By making Biden his veep, Obama had missed the chance to elevate a leader from his own generation. And Hillary Clinton, hell-bent on having the White House for herself, sucked all the air out of the 2016 primaries, leaving only enough oxygen for Bernie Sanders to challenge her from the left—which the then-75-year-old Vermont democratic socialist did surprisingly well.
Senior Democrats in effect prevented the next generation of leadership from being born—perhaps a fitting thing for a party so fiercely dedicated to abortion. What they had in lieu of fresh presidential material was identity politics.
So, fully aware Biden wasn’t fit to be a two-term president, Democrats accepted Harris as his running mate. Her qualification as Biden’s heir apparent wasn’t that she was popular with voters: On the contrary, she never made it to the first primary in her bid for the 2020 nomination, so pathetic were her polls.
Nor did Harris represent, like Sanders, an ideological force within the party; her opportunism was already transparent long before she turned repudiating her own words and past policies into the hallmark of her ’24 campaign. What argued for making her Biden’s running mate was simply her race and sex.
After all, the central message of Clinton’s campaign four years earlier had been that a woman deserved to be president. How could a party that ran on that not put any woman on its ticket next time? Yet it was also the year of George Floyd, and the party of Black Lives Matter couldn’t afford not to take color into consideration as well. Harris wasn’t popular, she wasn’t principled, but she was ambitious—and she ticked the right boxes.
Yet when a party selects candidates this way, it can’t be surprised that it loses, especially after Clinton had already proved identity politics wouldn’t beat Trump. Elite Democrats may blame Biden now, but the truth is they knew all about his condition and still preferred to have him run again rather than risk the party’s fortunes on Harris.

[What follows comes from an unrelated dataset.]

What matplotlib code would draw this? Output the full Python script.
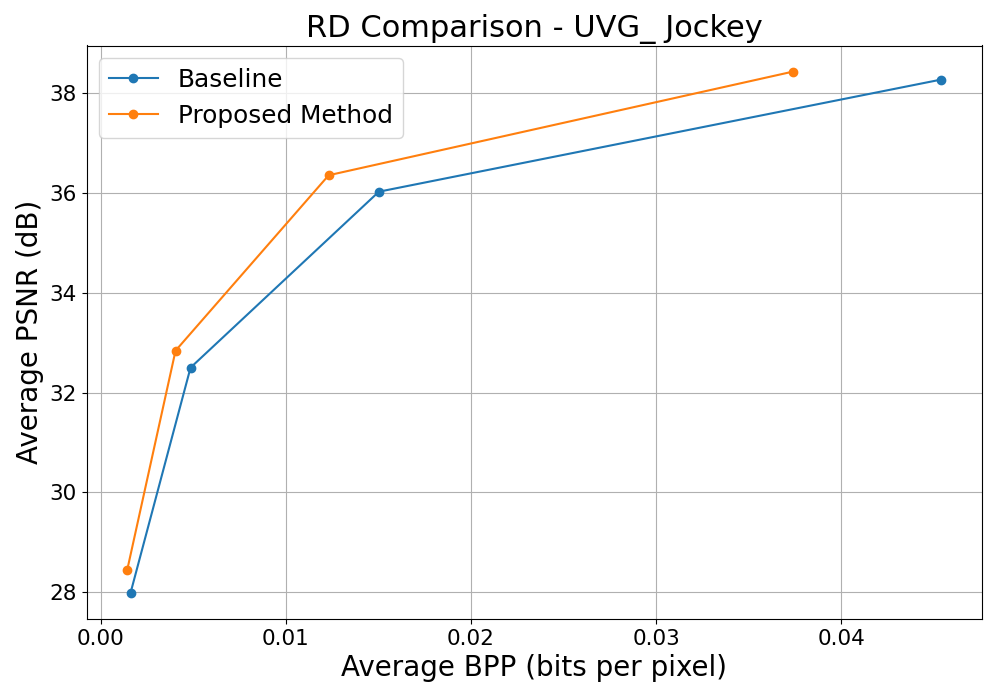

There was no one else: The choice was Biden or Harris, and until his debate meltdown—and for some time afterward, in fact—Democratic insiders saw Biden as obviously the stronger candidate. The party sealed its fate in 2020 when it elevated Harris for reasons having nothing to do with electability.
Yet Democrats put their philosophy to the test: If race and gender preferences are needed in higher education and corporate America to right the wrongs of racism and sexism, isn’t it all the more important those wrongs be righted with preferences at the highest level, that of presidential politics?
But trying to do that landed Democrats with a substitute for Biden who couldn’t win, even with the media branding her opponent an outright fascist. Harris’ campaign has revealed its internal polling never showed her ahead.
Biden, Harris, Clinton and Obama led Democrats to a dead end. To escape, the party will have to rethink its identity politics—but given Trump’s gains with black men and Latinos, Democrats may fear any retreat from affirmative action will unravel their already fraying coalition.
By rejecting Harris and electing Trump, however, the nation’s voters—of both sexes and all colors—sent Democrats a clear message. The question is whether they’re willing to hear it.